Alliance for Gray Market and Counterfeit Abatement
- Formation: 2001; 25 years ago
- Type: Non-profit alliance
- Purpose: Raise awareness of and address the global impact of intellectual property rights issues
- Region served: Worldwide
- Members: 15 companies
- President: Sally Nguyen, Microsoft
- Main organ: Executive Board
- Website: www.agmaglobal.org

= Alliance for Gray Market and Counterfeit Abatement =

The Alliance for Gray Market and Counterfeit Abatement (AGMA) is an American alliance of information technology (IT) companies that works to educate and raise awareness on counterfeiting; digital IP protection; service and warranty abuse; and the gray market. The term grey market refers to the sale of branded goods by unauthorized third parties. The organization is a District of Columbia-based non-profit organization that serves members worldwide.

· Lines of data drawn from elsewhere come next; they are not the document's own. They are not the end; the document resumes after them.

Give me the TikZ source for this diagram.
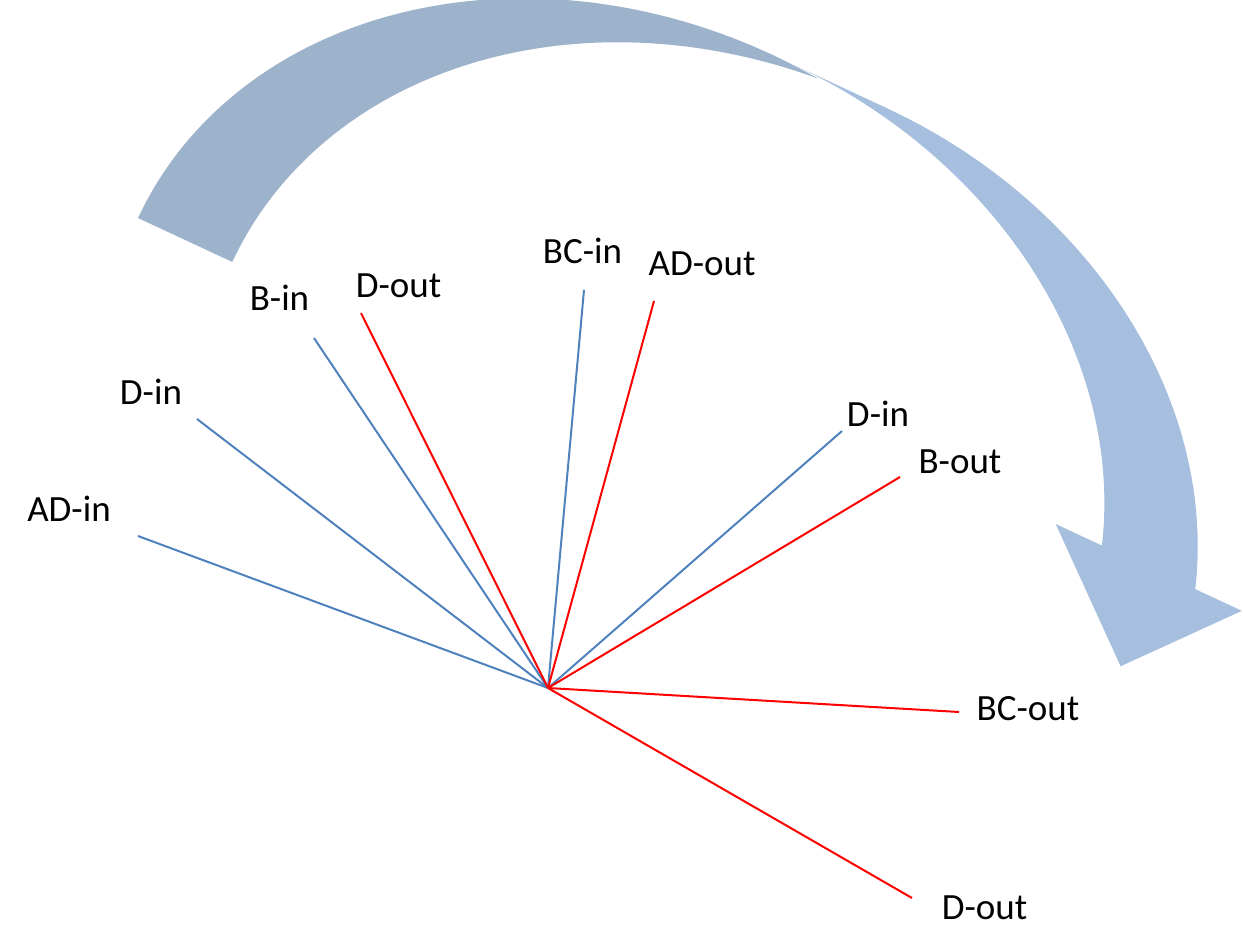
\documentclass[tikz,border=0pt]{standalone}
\usepackage{fontspec}
\setmainfont{Carlito}
\definecolor{inblue}{HTML}{4F81BD}
\definecolor{outred}{HTML}{FF0000}
\definecolor{arrowback}{HTML}{9DB2CB}
\definecolor{arrowfront}{HTML}{A7BFDE}
\begin{document}
\begin{tikzpicture}[x=0.5pt,y=-0.5pt,
  inline/.style={draw=inblue, line width=1pt},
  outline/.style={draw=outred, line width=1pt},
  lbl/.style={font=\fontsize{18.5}{22}\selectfont, inner sep=0pt, anchor=base}]
\useasboundingbox (0,0) rectangle (1243,937);
% curved arrow (drawn in a frame rotated by 25 degrees)
\coordinate (tail) at (138,218);
\begin{scope}[shift={(tail)}, x={(0.45315pt,-0.2113pt)}, y={(0.2113pt,0.45315pt)}]
 \fill[arrowfront] (1080,9) -- (961,110.5) -- (1012,110.5)
   -- plot[domain=15.4:90, samples=60, variable=\t] ({530+500*cos(\t)},{416*sin(\t)})
   -- (633,416)
   -- plot[domain=90:15.4, samples=60, variable=\t] ({633+500*cos(\t)},{416*sin(\t)})
   -- (1166.5,110.5) -- cycle;
 \fill[arrowback] plot[domain=180:84.1, samples=80, variable=\t] ({505.5+505.5*cos(\t)},{416*sin(\t)})
   -- plot[domain=95.9:180, samples=80, variable=\t] ({609.5+505.5*cos(\t)},{416*sin(\t)}) -- cycle;
\end{scope}
% hub and line ends
\coordinate (c) at (548,688);
\coordinate (adin) at (138,536);
\coordinate (dinl) at (197,419);
\coordinate (bin) at (314,338);
\coordinate (doutt) at (361,313);
\coordinate (bcin) at (584,290);
\coordinate (adout) at (654,301);
\coordinate (dinr) at (842,431);
\coordinate (bout) at (900,477);
\coordinate (bcout) at (959,712);
\coordinate (doutb) at (912,898);
% lines
\draw[inline] (c) -- (adin);
\draw[inline] (c) -- (dinl);
\draw[inline] (c) -- (bin);
\draw[inline] (c) -- (bcin);
\draw[inline] (c) -- (dinr);
\draw[outline] (c) -- (doutt);
\draw[outline] (c) -- (adout);
\draw[outline] (c) -- (bout);
\draw[outline] (c) -- (bcout);
\draw[outline] (c) -- (doutb);
% labels
\node[lbl] (ladin) at (69,521) {AD-in};
\node[lbl] (ldinl) at (151,404) {D-in};
\node[lbl] (lbin) at (279.5,310) {B-in};
\node[lbl] (ldoutt) at (398.5,297) {D-out};
\node[lbl] (lbcin) at (582.5,263) {BC-in};
\node[lbl] (ladout) at (702,275) {AD-out};
\node[lbl] (ldinr) at (878,426) {D-in};
\node[lbl] (lbout) at (960,473) {B-out};
\node[lbl] (lbcout) at (1028,720) {BC-out};
\node[lbl] (ldoutb) at (984.5,919) {D-out};
\end{tikzpicture}
\end{document}
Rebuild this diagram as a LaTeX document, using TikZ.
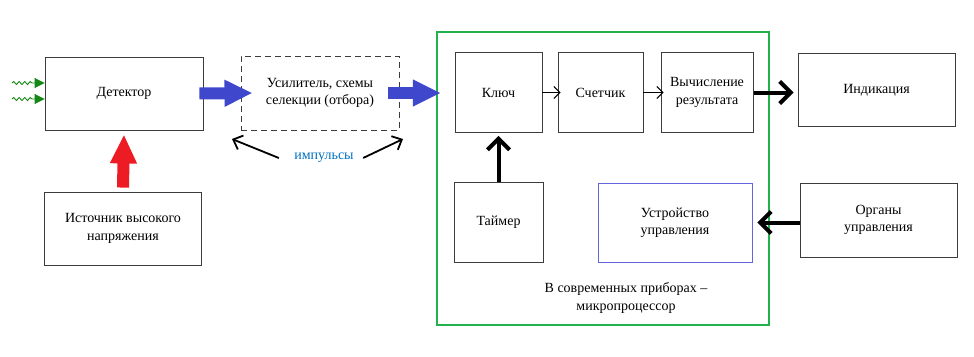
\documentclass[tikz,border=0pt]{standalone}
\usepackage{fontspec}
\setmainfont{Liberation Serif}
\newfontfamily\diagfont{Liberation Serif}
\usetikzlibrary{arrows.meta,decorations.pathmorphing,calc}
\definecolor{bboxline}{RGB}{60,60,60}
\definecolor{arrblue}{RGB}{63,72,204}
\definecolor{arrred}{RGB}{237,28,36}
\definecolor{mpgreen}{RGB}{34,177,76}
\definecolor{wavegreen}{RGB}{20,135,20}
\definecolor{ustrblue}{RGB}{100,100,220}
\definecolor{impblue}{RGB}{0,112,192}
\begin{document}
\begin{tikzpicture}[x=1pt,y=-1pt,
  font=\diagfont\fontsize{14}{17.5}\selectfont,
  box/.style={draw=bboxline, line width=0.9pt, align=center, inner sep=0pt},
  bluearrow/.style={arrblue, line width=12pt, -{Triangle[length=28pt,width=25pt]}},
  redarrow/.style={arrred, line width=12pt, -{Triangle[length=29pt,width=25pt]}},
  thickarrow/.style={black, line width=4pt, -{Straight Barb[length=11pt,width=22pt]}},
  medarrow/.style={black, line width=1.8pt, -{Straight Barb[length=8pt,width=15pt]}},
  thinarrow/.style={black, line width=1.1pt, -{Straight Barb[length=6pt,width=12pt]}},
  wavearrow/.style={wavegreen, line width=0.9pt, decorate,
     decoration={snake, amplitude=1.5pt, segment length=5.5pt, post length=10pt},
     -{Triangle[length=10pt,width=10pt]}}
]
\useasboundingbox (0,0) rectangle (974,356);
\fill[white] (0,0) rectangle (974,356);

% green microprocessor frame
\node[draw=mpgreen, line width=2.2pt, minimum width=332pt, minimum height=293pt, inner sep=0pt] (mp) at (603,178.5) {};
\node[align=center] (mptext) at (626,298) {В современных приборах –\\микропроцессор};

% boxes
\node[box, minimum width=158pt, minimum height=73pt] (det) at (124,93.5) {Детектор};
\node[box, minimum width=157pt, minimum height=73pt] (ist) at (123,228.5) {Источник высокого\\напряжения};
\node[box, draw=bboxline, dash pattern=on 6pt off 4pt, minimum width=158pt, minimum height=74pt] (usil) at (320,93) {Усилитель, схемы\\селекции (отбора)};
\node[box, minimum width=87pt, minimum height=80pt] (klyuch) at (498.5,92.5) {Ключ};
\node[box, minimum width=85pt, minimum height=80pt] (schet) at (600.5,92.5) {Счетчик};
\node[box, minimum width=92pt, minimum height=80pt] (vych) at (707,92.5) {Вычисление\\результата};
\node[box, minimum width=157pt, minimum height=73pt] (ind) at (876.5,90) {Индикация};
\node[box, minimum width=89pt, minimum height=80pt] (taimer) at (498.5,222) {Таймер};
\node[box, draw=ustrblue, line width=0.7pt, minimum width=154pt, minimum height=79pt] (ustr) at (675,222.5) {Устройство\\управления};
\node[box, minimum width=157pt, minimum height=74pt] (org) at (878.5,220) {Органы\\управления};

\node[text=impblue] (imp) at (324,158) {импульсы};

% block arrows
\draw[bluearrow] ([xshift=-4pt]det.east) -- ([xshift=12pt]usil.west);
\draw[bluearrow] ([xshift=-11pt]usil.east) -- ([xshift=5pt]mp.west |- usil.east);
\draw[redarrow] ([yshift=4pt]ist.north) -- ([yshift=-4pt]det.south);

% black arrows
\draw[thinarrow] (klyuch.east) -- ([xshift=3pt]schet.west);
\draw[thinarrow] (schet.east) -- ([xshift=3pt]vych.west);
\draw[thickarrow] ([xshift=1pt]vych.east) -- ([xshift=-4pt]ind.west |- vych.east);
\draw[thickarrow] (taimer.north) -- ([yshift=-3pt]klyuch.south);
\draw[thickarrow] (org.west |- ustr.east) -- ([xshift=5pt]ustr.east);

\coordinate (il) at (232,139);
\coordinate (ir) at (403,139);
\draw[medarrow] ([xshift=-12pt]imp.west) -- (il);
\draw[medarrow] ([xshift=6pt]imp.east) -- (ir);

% incoming radiation
\coordinate (w1) at (12,83);
\coordinate (w2) at (12,99);
\draw[wavearrow] (w1) -- (det.west |- w1);
\draw[wavearrow] (w2) -- (det.west |- w2);
\end{tikzpicture}
\end{document}
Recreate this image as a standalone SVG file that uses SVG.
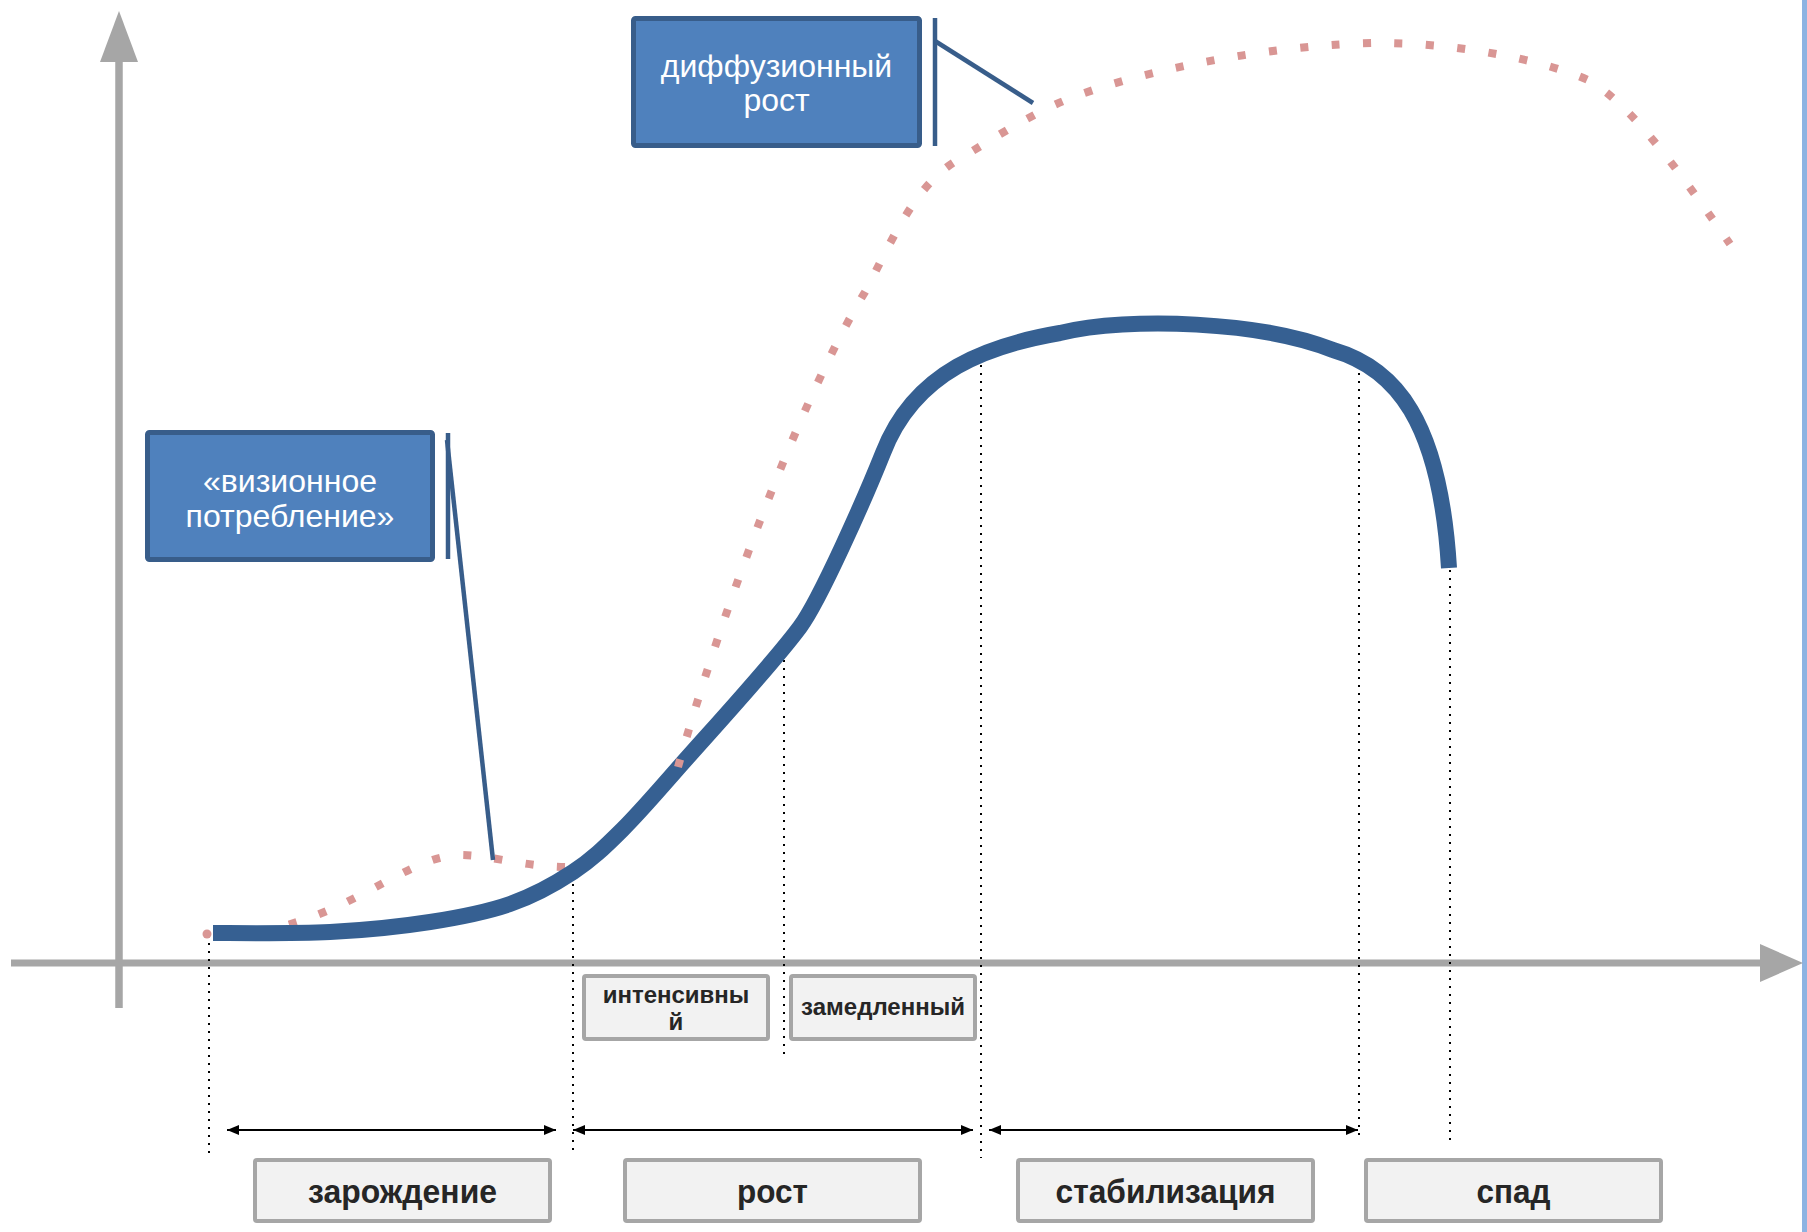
<svg xmlns="http://www.w3.org/2000/svg" width="1807" height="1232" viewBox="0 0 1807 1232">
<style>
.axis{stroke:#a6a6a6;fill:none}
.axhead{fill:#a6a6a6}
.vdot{stroke:#000;stroke-width:2;stroke-dasharray:2 6;fill:none}
.dim{stroke:#000;stroke-width:2;fill:none;marker-start:url(#ah);marker-end:url(#ah)}
.callout{stroke:#385d8a;stroke-width:4.5;fill:none}
.bbox{fill:#4f81bd;stroke:#385d8a;stroke-width:5}
.btxt{font-family:"Liberation Sans",Arial,sans-serif;font-size:32px;fill:#fff;text-anchor:middle}
.gbox{fill:#f2f2f2;stroke:#a6a6a6;stroke-width:4}
.gtxt{font-family:"Liberation Sans",Arial,sans-serif;font-weight:bold;fill:#262626;text-anchor:middle}
.big{font-size:34px}
.pink{fill:none;stroke:#d99694;stroke-width:8;stroke-dasharray:8 23.5}
</style>
<defs>
<marker id="ah" viewBox="0 0 12 10" refX="12" refY="5" markerWidth="12" markerHeight="10" markerUnits="userSpaceOnUse" orient="auto-start-reverse">
<path d="M0,0 L12,5 L0,10 Z" fill="#000"/>
</marker>
</defs>
<rect x="0" y="0" width="1807" height="1232" fill="#fff"/>
<rect x="1802" y="0" width="5" height="1232" fill="#8db3e2"/>
<g id="axes">
<line class="axis" x1="119" y1="1008" x2="119" y2="58" stroke-width="7.5"/>
<polygon class="axhead" points="119,11 100,62 138,62"/>
<line class="axis" x1="11" y1="963" x2="1764" y2="963" stroke-width="7"/>
<polygon class="axhead" points="1803,963 1760,944 1760,982"/>
</g>
<g id="connectors">
<line class="vdot" x1="209" y1="935" x2="209" y2="1156"/>
<line class="vdot" x1="573" y1="876" x2="573" y2="1152"/>
<line class="vdot" x1="784" y1="660" x2="784" y2="1054"/>
<line class="vdot" x1="981" y1="365" x2="981" y2="1158"/>
<line class="vdot" x1="1359" y1="365" x2="1359" y2="1141"/>
<line class="vdot" x1="1450" y1="570" x2="1450" y2="1141"/>
<line class="dim" x1="227" y1="1130" x2="556" y2="1130"/>
<line class="dim" x1="573" y1="1130" x2="973" y2="1130"/>
<line class="dim" x1="989" y1="1130" x2="1358" y2="1130"/>
</g>
<g id="curve-diffusion-start">
<circle cx="207" cy="934" r="4.5" fill="#d99694"/>
<path class="pink" d="M565,867 C520,866 490,855 460,855 C400,855 330,940 207,934"/>
</g>
<g id="curve-main">
<path d="M213,933 C232.5,933 293.8,933.8 330,932 C366.2,930.2 400,926.7 430,922 C460,917.3 486.2,912.3 510,904 C533.8,895.7 554.3,884.3 573,872 C591.7,859.7 604.2,847.7 622,830 C639.8,812.3 650.3,799.8 680,766 C709.7,732.2 771.2,665.8 800,627 C820,600 865,498 883,453 C915,370 990,345 1060,333 C1130,316 1263,322 1333,350 C1395,368 1440,420 1449,568" fill="none" stroke="#366092" stroke-width="16"/>
</g>
<g id="curve-diffusion">
<path class="pink" d="M678,767 C725,600 805,390 865,292 C889,247 913,187 956,161 C986,143 1012,126 1042,111 C1110,75 1273,43 1383,43 C1450,43 1540,58 1590,81 C1635,107 1690,187 1730,244"/>
</g>
<g id="callout-lines">
<line class="callout" x1="935" y1="18" x2="935" y2="146"/>
<line class="callout" x1="935" y1="41" x2="1033" y2="103"/>
<line class="callout" x1="448" y1="433" x2="448" y2="559"/>
<line class="callout" x1="447" y1="440" x2="493" y2="860"/>
</g>
<g id="node-diffusion">
<rect class="bbox" x="633.5" y="18.5" width="286" height="127" rx="2"/>
<text class="btxt" x="776.5" y="77">диффузионный</text>
<text class="btxt" x="776.5" y="111">рост</text>
</g>
<g id="node-vision">
<rect class="bbox" x="147.5" y="432.5" width="285" height="127" rx="2"/>
<text class="btxt" x="290" y="492">«визионное</text>
<text class="btxt" x="290" y="527">потребление»</text>
</g>
<g id="node-intensive">
<rect class="gbox" x="584" y="976" width="184" height="63" rx="2"/>
<text class="gtxt" x="676" y="1003" font-size="24">интенсивны</text>
<text class="gtxt" x="676" y="1030" font-size="24">й</text>
</g>
<g id="node-slow">
<rect class="gbox" x="791" y="976" width="184" height="63" rx="2"/>
<text class="gtxt" x="883" y="1015" font-size="24">замедленный</text>
</g>
<g id="node-birth">
<rect class="gbox" x="255" y="1160" width="295" height="61" rx="2"/>
<text class="gtxt big" x="402.5" y="1203" textLength="189" lengthAdjust="spacingAndGlyphs">зарождение</text>
</g>
<g id="node-growth">
<rect class="gbox" x="625" y="1160" width="295" height="61" rx="2"/>
<text class="gtxt big" x="772.5" y="1203" textLength="71" lengthAdjust="spacingAndGlyphs">рост</text>
</g>
<g id="node-stable">
<rect class="gbox" x="1018" y="1160" width="295" height="61" rx="2"/>
<text class="gtxt big" x="1165.5" y="1203" textLength="220" lengthAdjust="spacingAndGlyphs">стабилизация</text>
</g>
<g id="node-decline">
<rect class="gbox" x="1366" y="1160" width="295" height="61" rx="2"/>
<text class="gtxt big" x="1513.5" y="1203" textLength="74" lengthAdjust="spacingAndGlyphs">спад</text>
</g>
</svg>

The organization was founded in 2001 by companies including Cisco, Hewlett-Packard and Microsoft. Its efforts include preventing unauthorized online sales of billions of dollars' worth of technology products produced by its members.

==History==
AGMA was founded in September 2001 by several technology companies including Cisco Systems, Hewlett-Packard (HP), Nortel Networks, and Xerox Corporation. Its charter was to educate consumers of the risks of purchasing products from unauthorized channels. Marie Myers from HP served as the group's first President.

In 2002, the group broadened its charter to address counterfeit issues in the technology industry, and additional members joined.

In 2003, AGMA released its first gray market study, commissioned in conjunction with professional services company KPMG. The report indicated that two-thirds of the products most often purchased from gray market sources were enterprise related, such as servers, hard drives and memory. Network products were 11 percent of the problem, and printer cartridges were about 6 percent of the items found on the gray secondary market.

In 2004, the group expanded its focus from North America to Europe, the Middle East, Africa, and the Asia-Pacific region, with the addition of regional councils.

In November 2007, Ram Manchi, Cisco's director of global business controls became AGMA's second President.

In 2008, a follow up study commissioned by the group indicated that gray market activity was increasing, but not at the same rate of authorized technology sales increases. The study also reported incentives and reporting policies to reduce gray market activity.

In 2009, power and cooling equipment provider APC by Schneider Electric joined the group.

In 2010, accounting firm Deloitte and Touche joined AGMA, reportedly due to concerns about counterfeit warranty and service abuse.

In October 2017, the group reported that its members were continuing to see negative revenue effects from warranty fraud and service abuse, as much as five per cent.

==Activities==
The group's activities focus on raising awareness in four areas: counterfeiting; digital IP protection; service and warranty abuse; and the gray market.

Service abuse is the unauthorized use of services and support, and warranty abuse occurs when a partner provides service on out of warranty products. The group has recommended partner service audits every other year to prevent these types of abuse.

==Membership==
The organization listed 15 members as of April 2018. Members share collaborative strategies, programs and effective practices to address counterfeiting, gray marketing and service abuse in the IT sector.

==Organizational structure==
AGMA has a board of directors and each member serves as a director. The group is led by a president. Microsoft's Sally Nguyen was the President as of April 2018.